Old story, new story: Using history and experience to invest in the future

[A]rmed with a one-day contract and a request that I provide help to get to the heart of the issues which were framing so many of a new CEO’s initial interactions on arriving in the organization, I knew I was facing a big task in my role as Interventionist working with him and his Senior Management Team. In my attempt to understand where best to place my focus, I set up a series of exploratory interviews with each member of the team to help me understand more about their perspectives on their current situation and what they thought might now be needed to realize the future they wanted for the organization. They recounted colourful stories, which held within them numerous strands of data from which a number of themes effortlessly emerged.

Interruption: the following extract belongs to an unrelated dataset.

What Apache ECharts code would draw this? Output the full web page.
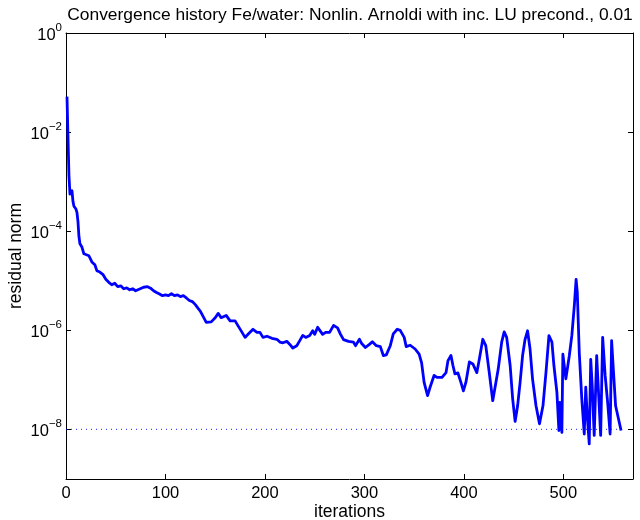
<!DOCTYPE html>
<html>
<head>
<meta charset="utf-8">
<script src="https://cdn.jsdelivr.net/npm/echarts@6/dist/echarts.min.js"></script>
<style>
  html, body { margin: 0; padding: 0; background: #ffffff; }
  #chart { width: 640px; height: 520px; }
</style>
</head>
<body>
<div id="chart"></div>
<script>
// ---- data ----
const chartTitle = 'Convergence history Fe/water: Nonlin. Arnoldi with inc. LU precond., 0.01';
const xAxisName = 'iterations';
const yAxisName = 'residual norm';
const xTickValues = [0, 100, 200, 300, 400, 500];

const iterations = [
  1, 2, 3, 4, 5, 6, 7, 8, 10, 11, 12, 13, 14, 16, 18, 20, 23, 26, 29, 31, 34, 37, 40,
  43, 46, 49, 52, 55, 58, 61, 64, 67, 70, 74, 78, 82, 85, 88, 91, 94, 97, 100,
  103, 106, 109, 112, 115, 118, 121, 124, 127, 130, 133, 135,
  141, 146, 150, 153, 156, 161, 165, 170, 173, 177, 180, 183, 188, 192, 195, 198,
  202, 207, 212, 215, 218, 222, 225, 228, 232, 235, 238, 241, 245, 248, 250, 253,
  255, 258, 261, 265, 269, 273, 276, 279, 284, 289, 291, 295, 297, 301, 305, 308,
  312, 316, 319, 322, 326, 329, 333, 336, 340, 342, 346, 351, 355, 357.5, 360,
  363.5, 366, 370, 373, 378, 382, 384, 387, 389, 391, 394, 397, 399.5, 402, 405.5,
  409, 413, 415.5, 419, 422, 425.5, 429, 431, 434.5, 438, 440.5, 443, 446.5, 449,
  451.5, 454, 456.5, 459, 461.5, 464, 466.5, 469, 472.5, 476, 479.5, 482.5, 485.5,
  488.5, 490.5, 493.5, 495.5, 496.5, 498.5, 499.5, 501, 502.5, 504.5, 506, 508.5,
  511, 512.8, 514, 516, 518.5, 521, 522.5, 524, 526, 527.5, 529, 531, 533.5, 536,
  537.5, 539.5, 542, 544.5, 547, 548.5, 550.5, 552.5, 554.5, 558
];

const residualNorm = [
  5.2e-2, 7.9e-3, 1.3e-3, 5.6e-4, 5.2e-4, 6.6e-4, 4.0e-4, 3.2e-4, 2.8e-4, 2.4e-4, 1.6e-4, 7.9e-5, 5.6e-5, 4.8e-5, 3.5e-5, 3.2e-5, 3.2e-5, 2.4e-5, 2.1e-5, 1.6e-5, 1.5e-5, 1.35e-5, 1.07e-5,
  9.3e-6, 8.3e-6, 8.9e-6, 7.6e-6, 7.9e-6, 6.9e-6, 7.2e-6, 6.6e-6, 6.9e-6, 6.3e-6, 6.8e-6, 7.4e-6, 7.6e-6, 7.1e-6, 6.3e-6, 5.8e-6, 5.4e-6, 5.0e-6, 5.2e-6,
  5.0e-6, 5.5e-6, 5.0e-6, 5.2e-6, 4.8e-6, 5.0e-6, 4.5e-6, 4.0e-6, 3.8e-6, 3.3e-6, 2.75e-6, 2.45e-6,
  1.45e-6, 1.48e-6, 1.8e-6, 2.2e-6, 1.8e-6, 2.0e-6, 1.55e-6, 1.55e-6, 1.23e-6, 9.1e-7, 7.2e-7, 8.3e-7, 1.05e-6, 9.1e-7, 9.1e-7, 7.2e-7,
  7.6e-7, 6.9e-7, 6.6e-7, 5.8e-7, 5.6e-7, 6.0e-7, 5.2e-7, 4.4e-7, 4.9e-7, 6.2e-7, 7.9e-7, 7.2e-7, 7.9e-7, 9.8e-7, 8.3e-7, 1.15e-6,
  1.15e-6, 8.3e-7, 9.1e-7, 9.1e-7, 1.26e-6, 1.12e-6, 8.3e-7, 6.5e-7, 6.0e-7, 5.8e-7, 4.9e-7, 6.6e-7, 5.5e-7, 4.5e-7, 5.2e-7, 5.9e-7,
  4.9e-7, 4.7e-7, 3.1e-7, 3.2e-7, 4.9e-7, 8.5e-7, 1.05e-6, 1.0e-6, 7.2e-7, 4.7e-7, 5.0e-7, 4.2e-7, 3.3e-7, 2.2e-7, 8.9e-8,
  4.8e-8, 7.1e-8, 1.23e-7, 1.12e-7, 1.12e-7, 1.4e-7, 2.45e-7, 3.1e-7, 1.95e-7, 1.32e-7, 1.38e-7, 8.9e-8, 6.0e-8, 8.9e-8, 2.3e-7,
  2.1e-7, 1.4e-7, 2.6e-7, 6.6e-7, 4.9e-7, 1.4e-7, 3.8e-8, 4.0e-8, 1.65e-7, 5.8e-7, 9.3e-7, 7.2e-7, 1.95e-7, 4.2e-8,
  1.45e-8, 3.0e-8, 8.9e-8, 3.1e-7, 6.6e-7, 9.8e-7, 4.2e-7, 1.05e-7, 3.0e-8, 1.3e-8, 3.0e-8, 1.4e-7, 7.8e-7,
  5.8e-7, 1.95e-7, 5.6e-8, 9.5e-9, 3.5e-8, 8.7e-9, 3.3e-7, 3.2e-7, 1.05e-7, 1.12e-7, 3.1e-7, 7.8e-7,
  3.1e-6, 1.07e-5, 5.8e-6, 3.5e-7, 4.2e-8, 8.1e-9, 7.1e-8, 1.9e-8, 5.1e-9, 2.6e-7, 7.6e-8, 7.6e-9, 3.1e-7, 3.0e-8,
  7.6e-9, 7.2e-7, 1.23e-7, 3.5e-8, 8.1e-9, 6.2e-7, 1.32e-7, 3.0e-8, 3.0e-8, 9.5e-9
];

const toleranceIterations = [0, 558];
const toleranceValues = [1e-8, 1e-8];

// ---- chart ----
const FONT = '"Liberation Sans", Arial, Helvetica, sans-serif';
const lineData = iterations.map((it, i) => [it, residualNorm[i]]);
const tolData = toleranceIterations.map((it, i) => [it, toleranceValues[i]]);

function yLabel(v) {
  const e = Math.round(Math.log10(v));
  if (e % 2 !== 0) return '';
  return '{b|10}{s|' + (e === 0 ? '0' : '\u2212' + (-e)) + '}';
}

const chart = echarts.init(document.getElementById('chart'), null, { renderer: 'canvas' });

const axisCommon = {
  axisLine: { show: true, onZero: false, lineStyle: { color: '#000', width: 1 } },
  splitLine: { show: false },
  minorTick: { show: false },
};

chart.setOption({
  animation: false,
  backgroundColor: '#ffffff',
  grid: { left: 66, right: 7, top: 33, bottom: 41, containLabel: false, outerBoundsMode: 'none' },
  graphic: [{
    type: 'text',
    x: 350, y: 15,
    style: {
      text: chartTitle,
      fill: '#000',
      font: '17.4px ' + FONT,
      align: 'center',
      verticalAlign: 'middle'
    }
  }],
  xAxis: [{
    ...axisCommon,
    type: 'value',
    position: 'bottom',
    min: 0, max: 570, interval: 100,
    name: xAxisName,
    nameLocation: 'middle',
    nameGap: 24,
    nameMoveOverlap: false,
    nameTextStyle: { color: '#000', fontSize: 17.5, fontFamily: FONT },
    axisTick: { show: true, inside: true, length: 5, lineStyle: { color: '#000' } },
    axisLabel: {
      color: '#000', fontSize: 16.5, fontFamily: FONT, margin: 6,
      showMaxLabel: false,
      formatter: v => (xTickValues.indexOf(v) >= 0 ? String(v) : '')
    }
  }, {
    ...axisCommon,
    type: 'value',
    position: 'top',
    min: 0, max: 570, interval: 100,
    axisTick: { show: true, inside: true, length: 5, lineStyle: { color: '#000' } },
    axisLabel: { show: false }
  }],
  yAxis: [{
    ...axisCommon,
    type: 'log',
    logBase: 100,
    position: 'left',
    min: 1e-9, max: 1,
    name: yAxisName,
    nameLocation: 'middle',
    nameRotate: 90,
    nameGap: 41,
    nameMoveOverlap: false,
    nameTextStyle: { color: '#000', fontSize: 17.5, fontFamily: FONT },
    axisTick: { show: true, inside: true, length: 5, lineStyle: { color: '#000' } },
    axisLabel: {
      color: '#000', fontFamily: FONT, margin: 4,
      showMinLabel: false,
      padding: [4, 0, 0, 0],
      formatter: yLabel,
      rich: {
        b: { fontSize: 16.5, fontFamily: FONT, color: '#000' },
        s: { fontSize: 11.5, fontFamily: FONT, color: '#000', verticalAlign: 'bottom', padding: [0, 0, 15, 0] }
      }
    }
  }, {
    ...axisCommon,
    type: 'log',
    logBase: 100,
    position: 'right',
    min: 1e-9, max: 1,
    axisTick: { show: true, inside: true, length: 5, lineStyle: { color: '#000' } },
    axisLabel: { show: false }
  }],
  series: [{
    type: 'line',
    name: 'tolerance',
    xAxisIndex: 0, yAxisIndex: 0,
    data: tolData,
    showSymbol: false,
    silent: true,
    lineStyle: { color: 'rgba(0,0,255,0.7)', width: 1.2, type: [1, 4] },
    z: 2
  }, {
    type: 'line',
    name: 'residual',
    xAxisIndex: 0, yAxisIndex: 0,
    data: lineData,
    showSymbol: false,
    silent: true,
    lineStyle: { color: '#0000ff', width: 2.8, join: 'round' },
    z: 3
  }]
});
</script>
</body>
</html>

From these stories, I was left in no doubt that exploring the team’s past experiences and the impact of those on their current behaviours would be an important part of this one-day session. Equally significant, would be the need to identify and explore each of their individual and collective ambitions, hopes and aspirations. But I knew that the real challenge lay in reaching the heart of these issues quickly and that would only be possible if we were able to create open, honest and effective communication with one another; something I already knew had not been in evidence at the top levels of the organization for some time.

Although the event was designed to move the team towards the future, so much of the past hung in the air. It seemed natural to ask these senior leaders to look back in time, to honour the legacy and the past, and to share their own unique experiences and perspectives. I wasn’t advocating story-telling without purpose. Quite the opposite. It was designed to make a very powerful and specific point. Whilst it is important to acknowledge and respect the history, you don’t need to live in it. You need to know it but it doesn’t need to control what you do. If you can bring together the strands of each individual story, they begin to intertwine and, eventually, they start to build a shared storyline; one which often frees people to use their history and experience to invest in their future and write their new story.

I asked the team to sort themselves by the date they had joined the SMT – from the longest serving to the most recent arrival. From there, I asked them to respond, on a flipchart, to each of the following questions individually:

  1. When and why they joined
  2. What had been their best experience
  3. What had been their worst experience
  4. What had challenged them the most
  5. What they were most proud of
  6. Why they stayed

Starting with the longest serving member of the team, each individual placed their flip charts on the wall and presented their responses, as I encouraged the rest of the group to notice the similarities and differences. How was their experience impacting on them as a team – in their behaviours, conversation and thoughts? Far from just swapping stories, what this actually did, was draw out those unwritten, unspoken rules, which govern just about any group in any environment. For better or worse, these were the ‘rules in play’ for this team whether they were conscious of them or not.

I watched as the enquiry finally broke through the wall of politeness that inevitably faces every new leader. It was a significant moment for more than one reason, but the most obvious was that the CEO had been given, in minutes, a wealth of information about the organization and the behaviours within it, most of which had remained unspoken for more than a decade.

The simple truth is that most leaders don’t do this. They don’t examine what is really happening in their organization before embarking on a change initiative. Instead, they return over and over again to familiar and comfortable models for change; thus armed, they begin with the solution in mind, and fit the problem or issue to that model. And before they know it, they are surprised to find their efforts forming part of that well-worn statistic ‘Seventy five per cent of change efforts fail because….’

In reverting to the use of well-known and well-used theories of change, what even the most well-intentioned leaders are doing, is subconsciously putting their own need for familiarity ahead of the actual needs of the organization. Because in every system, to a greater or lesser extent, there will be hidden and protected forces, at first appearing to exist beyond our reach in subterranean levels of the organization. But they aren’t beyond reach – work has to be done to reveal them, name them and understand them. It’s only after you have done that that you can even think about changing them and, even then, there is unlikely to be an ‘off-the-shelf’ solution.